Religious Studies

Students of any religious faith or none, who are interested in exploring issues of meaning and purpose, life and death, will be excited by the A-level Religious Studies syllabus.

Is there a God? Can anything be known about him/her on the basis of reason alone? Is religious experience an illusion or a valid way of gaining knowledge of ultimate reality? Are there any moral absolutes? On what basis should ethical decisions be made?

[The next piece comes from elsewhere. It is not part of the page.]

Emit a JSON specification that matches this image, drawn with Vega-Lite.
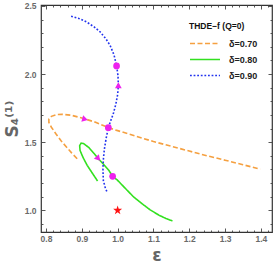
{
  "$schema": "https://vega.github.io/schema/vega-lite/v6.json",
  "width": 231,
  "height": 227,
  "autosize": "none",
  "padding": {"left": 41, "top": 5, "right": 1, "bottom": 41},
  "background": "white",
  "config": {
    "view": {"stroke": "#333333", "strokeWidth": 1.2},
    "axis": {
      "domain": false,
      "grid": false,
      "ticks": true,
      "labelOverlap": false,
      "labelFont": "Liberation Sans",
      "labelFontWeight": "bold",
      "labelFontSize": 8.5,
      "labelColor": "#6a6a6a",
      "tickColor": "#444444",
      "tickWidth": 0.9,
      "titleFont": "DejaVu Sans",
      "titleColor": "#666666",
      "titleFontWeight": "bold"
    }
  },
  "datasets": {
    "curves": [
      {"delta": "δ=0.70", "i": 1, "eps": 0.887, "s4": 1.379},
      {"delta": "δ=0.70", "i": 2, "eps": 0.872, "s4": 1.42},
      {"delta": "δ=0.70", "i": 3, "eps": 0.857, "s4": 1.465},
      {"delta": "δ=0.70", "i": 4, "eps": 0.842, "s4": 1.51},
      {"delta": "δ=0.70", "i": 5, "eps": 0.828, "s4": 1.56},
      {"delta": "δ=0.70", "i": 6, "eps": 0.815, "s4": 1.61},
      {"delta": "δ=0.70", "i": 7, "eps": 0.808, "s4": 1.645},
      {"delta": "δ=0.70", "i": 8, "eps": 0.808, "s4": 1.67},
      {"delta": "δ=0.70", "i": 9, "eps": 0.815, "s4": 1.69},
      {"delta": "δ=0.70", "i": 10, "eps": 0.83, "s4": 1.703},
      {"delta": "δ=0.70", "i": 11, "eps": 0.845, "s4": 1.705},
      {"delta": "δ=0.70", "i": 12, "eps": 0.87, "s4": 1.698},
      {"delta": "δ=0.70", "i": 13, "eps": 0.9, "s4": 1.678},
      {"delta": "δ=0.70", "i": 14, "eps": 0.94, "s4": 1.645},
      {"delta": "δ=0.70", "i": 15, "eps": 0.974, "s4": 1.607},
      {"delta": "δ=0.70", "i": 16, "eps": 1.0, "s4": 1.585},
      {"delta": "δ=0.70", "i": 17, "eps": 1.05, "s4": 1.545},
      {"delta": "δ=0.70", "i": 18, "eps": 1.1, "s4": 1.505},
      {"delta": "δ=0.70", "i": 19, "eps": 1.15, "s4": 1.47},
      {"delta": "δ=0.70", "i": 20, "eps": 1.2, "s4": 1.435},
      {"delta": "δ=0.70", "i": 21, "eps": 1.25, "s4": 1.4},
      {"delta": "δ=0.70", "i": 22, "eps": 1.3, "s4": 1.368},
      {"delta": "δ=0.70", "i": 23, "eps": 1.35, "s4": 1.335},
      {"delta": "δ=0.70", "i": 24, "eps": 1.398, "s4": 1.302},
      {"delta": "δ=0.80", "i": 1, "eps": 0.944, "s4": 1.215},
      {"delta": "δ=0.80", "i": 2, "eps": 0.93, "s4": 1.27},
      {"delta": "δ=0.80", "i": 3, "eps": 0.915, "s4": 1.33},
      {"delta": "δ=0.80", "i": 4, "eps": 0.903, "s4": 1.39},
      {"delta": "δ=0.80", "i": 5, "eps": 0.895, "s4": 1.44},
      {"delta": "δ=0.80", "i": 6, "eps": 0.894, "s4": 1.475},
      {"delta": "δ=0.80", "i": 7, "eps": 0.898, "s4": 1.493},
      {"delta": "δ=0.80", "i": 8, "eps": 0.905, "s4": 1.49},
      {"delta": "δ=0.80", "i": 9, "eps": 0.92, "s4": 1.46},
      {"delta": "δ=0.80", "i": 10, "eps": 0.935, "s4": 1.415},
      {"delta": "δ=0.80", "i": 11, "eps": 0.946, "s4": 1.379},
      {"delta": "δ=0.80", "i": 12, "eps": 0.96, "s4": 1.34},
      {"delta": "δ=0.80", "i": 13, "eps": 0.975, "s4": 1.295},
      {"delta": "δ=0.80", "i": 14, "eps": 0.986, "s4": 1.25},
      {"delta": "δ=0.80", "i": 15, "eps": 1.0, "s4": 1.22},
      {"delta": "δ=0.80", "i": 16, "eps": 1.02, "s4": 1.165},
      {"delta": "δ=0.80", "i": 17, "eps": 1.044, "s4": 1.1},
      {"delta": "δ=0.80", "i": 18, "eps": 1.07, "s4": 1.045},
      {"delta": "δ=0.80", "i": 19, "eps": 1.09, "s4": 1.005},
      {"delta": "δ=0.80", "i": 20, "eps": 1.115, "s4": 0.965},
      {"delta": "δ=0.80", "i": 21, "eps": 1.135, "s4": 0.94},
      {"delta": "δ=0.80", "i": 22, "eps": 1.153, "s4": 0.922},
      {"delta": "δ=0.90", "i": 1, "eps": 0.87, "s4": 2.424},
      {"delta": "δ=0.90", "i": 2, "eps": 0.89, "s4": 2.41},
      {"delta": "δ=0.90", "i": 3, "eps": 0.913, "s4": 2.383},
      {"delta": "δ=0.90", "i": 4, "eps": 0.935, "s4": 2.345},
      {"delta": "δ=0.90", "i": 5, "eps": 0.951, "s4": 2.31},
      {"delta": "δ=0.90", "i": 6, "eps": 0.967, "s4": 2.26},
      {"delta": "δ=0.90", "i": 7, "eps": 0.979, "s4": 2.21},
      {"delta": "δ=0.90", "i": 8, "eps": 0.99, "s4": 2.14},
      {"delta": "δ=0.90", "i": 9, "eps": 0.997, "s4": 2.06},
      {"delta": "δ=0.90", "i": 10, "eps": 1.001, "s4": 1.99},
      {"delta": "δ=0.90", "i": 11, "eps": 1.002, "s4": 1.918},
      {"delta": "δ=0.90", "i": 12, "eps": 1.0, "s4": 1.85},
      {"delta": "δ=0.90", "i": 13, "eps": 0.995, "s4": 1.78},
      {"delta": "δ=0.90", "i": 14, "eps": 0.988, "s4": 1.71},
      {"delta": "δ=0.90", "i": 15, "eps": 0.981, "s4": 1.66},
      {"delta": "δ=0.90", "i": 16, "eps": 0.974, "s4": 1.607},
      {"delta": "δ=0.90", "i": 17, "eps": 0.968, "s4": 1.53},
      {"delta": "δ=0.90", "i": 18, "eps": 0.963, "s4": 1.45},
      {"delta": "δ=0.90", "i": 19, "eps": 0.96, "s4": 1.37},
      {"delta": "δ=0.90", "i": 20, "eps": 0.959, "s4": 1.3},
      {"delta": "δ=0.90", "i": 21, "eps": 0.96, "s4": 1.22},
      {"delta": "δ=0.90", "i": 22, "eps": 0.966, "s4": 1.16},
      {"delta": "δ=0.90", "i": 23, "eps": 0.972, "s4": 1.127}
    ],
    "dots": [
      {"eps": 0.997, "s4": 2.06},
      {"eps": 0.974, "s4": 1.607},
      {"eps": 0.986, "s4": 1.25}
    ],
    "arrows": [
      {"eps": 1.002, "s4": 1.918, "heading": 0},
      {"eps": 0.909, "s4": 1.668, "heading": 106},
      {"eps": 0.946, "s4": 1.379, "heading": 138}
    ],
    "fixed": [{"eps": 1.0, "s4": 1.0}]
  },
  "layer": [
    {
      "encoding": {
        "x": {
          "field": "eps", "type": "quantitative",
          "scale": {"domain": [0.786, 1.431], "nice": false, "zero": false},
          "axis": {
            "orient": "bottom",
            "title": "ε",
            "titleFontSize": 17,
            "titlePadding": 3,
            "values": [0.8,0.82,0.84,0.86,0.88,0.9,0.92,0.94,0.96,0.98,1.0,1.02,1.04,1.06,1.08,1.1,1.12,1.14,1.16,1.18,1.2,1.22,1.24,1.26,1.28,1.3,1.32,1.34,1.36,1.38,1.4,1.42],
            "labelExpr": "abs(datum.value*10 - round(datum.value*10)) < 0.001 ? format(datum.value, '.1f') : ''",
            "tickSize": {"condition": {"test": "abs(datum.value*10 - round(datum.value*10)) < 0.001", "value": -4}, "value": -2},
            "labelPadding": 6
          }
        },
        "y": {
          "field": "s4", "type": "quantitative",
          "scale": {"domain": [0.841, 2.507], "nice": false, "zero": false},
          "axis": {
            "orient": "left",
            "title": "S₄⁽¹⁾",
            "titleFontSize": 17,
            "titlePadding": 3,
            "values": [0.9,1.0,1.1,1.2,1.3,1.4,1.5,1.6,1.7,1.8,1.9,2.0,2.1,2.2,2.3,2.4,2.5],
            "labelExpr": "abs(datum.value*2 - round(datum.value*2)) < 0.001 ? format(datum.value, '.1f') : ''",
            "tickSize": {"condition": {"test": "abs(datum.value*2 - round(datum.value*2)) < 0.001", "value": -4}, "value": -2},
            "labelPadding": 9
          }
        }
      },
      "layer": [
        {
          "data": {"name": "curves"},
          "mark": {"type": "line", "strokeWidth": 1.6},
          "encoding": {
            "color": {
              "field": "delta", "type": "nominal",
              "scale": {"domain": ["δ=0.70", "δ=0.80", "δ=0.90"], "range": ["#F5A040", "#33E020", "#2233EE"]},
              "legend": {
                "orient": "none",
                "legendX": 148,
                "legendY": 17,
                "title": "THDE−f (Q=0)",
                "titleFont": "Liberation Sans",
                "titleFontSize": 8.5,
                "titleFontWeight": "bold",
                "titleColor": "#111111",
                "titlePadding": 5,
                "labelFont": "Liberation Sans",
                "labelFontSize": 9,
                "labelFontWeight": "bold",
                "labelColor": "#222222",
                "symbolType": "stroke",
                "symbolSize": 900,
                "symbolStrokeWidth": 1.6,
                "clipHeight": 16,
                "labelOffset": 8,
                "rowPadding": 0
              }
            },
            "strokeDash": {
              "field": "delta", "type": "nominal",
              "scale": {"domain": ["δ=0.70", "δ=0.80", "δ=0.90"], "range": [[5, 2.5], [1, 0], [1.8, 1.8]]},
              "legend": null
            },
            "order": {"field": "i"}
          }
        },
        {
          "data": {"name": "dots"},
          "mark": {"type": "point", "shape": "circle", "filled": true, "color": "#EE22EE", "size": 45, "opacity": 1}
        },
        {
          "data": {"name": "arrows"},
          "mark": {"type": "point", "shape": "triangle-up", "filled": true, "color": "#EE22EE", "size": 45, "opacity": 1},
          "encoding": {
            "angle": {"field": "heading", "type": "quantitative", "scale": {"domain": [0, 360], "range": [0, 360]}}
          }
        },
        {
          "data": {"name": "fixed"},
          "mark": {"type": "point", "shape": "M0,-1L0.2245,-0.309L0.951,-0.309L0.3633,0.118L0.5878,0.809L0,0.382L-0.5878,0.809L-0.3633,0.118L-0.951,-0.309L-0.2245,-0.309Z", "filled": true, "color": "#FF1111", "size": 90, "opacity": 1}
        }
      ]
    },
    {
      "data": {"name": "fixed"},
      "mark": {"type": "point", "opacity": 0, "size": 1},
      "encoding": {
        "x": {
          "field": "eps", "type": "quantitative",
          "axis": {
            "orient": "top", "title": null, "labels": false,
            "values": [0.8,0.82,0.84,0.86,0.88,0.9,0.92,0.94,0.96,0.98,1.0,1.02,1.04,1.06,1.08,1.1,1.12,1.14,1.16,1.18,1.2,1.22,1.24,1.26,1.28,1.3,1.32,1.34,1.36,1.38,1.4,1.42],
            "tickSize": {"condition": {"test": "abs(datum.value*10 - round(datum.value*10)) < 0.001", "value": -4}, "value": -2}
          }
        },
        "y": {
          "field": "s4", "type": "quantitative",
          "axis": {
            "orient": "right", "title": null, "labels": false,
            "values": [0.9,1.0,1.1,1.2,1.3,1.4,1.5,1.6,1.7,1.8,1.9,2.0,2.1,2.2,2.3,2.4,2.5],
            "tickSize": {"condition": {"test": "abs(datum.value*2 - round(datum.value*2)) < 0.001", "value": -4}, "value": -2}
          }
        }
      }
    }
  ],
  "resolve": {"axis": {"x": "independent", "y": "independent"}}
}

The course offers an introduction to philosophical thinking and the opportunity to develop rigorous intellectual skills that are valuable in any university course and any career. Students will adopt an enquiring, critical and reflective approach to the study of religion and learn to evaluate philosophical arguments. In the light of their learning they will reflect on and develop their own values, opinions and attitudes.

The AS course is in two units, each one examined in June. The A-level comprises a further two units, also examined in June.

AS programme of study: Introduction to Religious Studies

Unit 1 – Religion and Ethics: Utilitarianism, Bentham and Mill; Joseph Fletcher’s Situation Ethics and its application to a chosen ethical issue; the nature and value of human life, free will and equality in the teaching of one or more religions; abortion and euthanasia.

Unit 2 – Philosophy of Religion: the Cosmological argument for the existence of God; Religious Experience – its nature and validity; Psychology and religion (Freud and Jung); atheism and postmodernism.

A2 Programme of study:

Unit 3 – Philosophy of Religion: the Ontological argument and the relationship between reason and faith; religious language and problems of meaning; body, soul and personal identity and Near Death Experiences; the problem of evil and its implications for belief in God.

Unit 4 – Religion and Human Experience: a synoptic paper offering a choice of topics for further individual research and study into either Life, Death and Beyond or Religious Experience.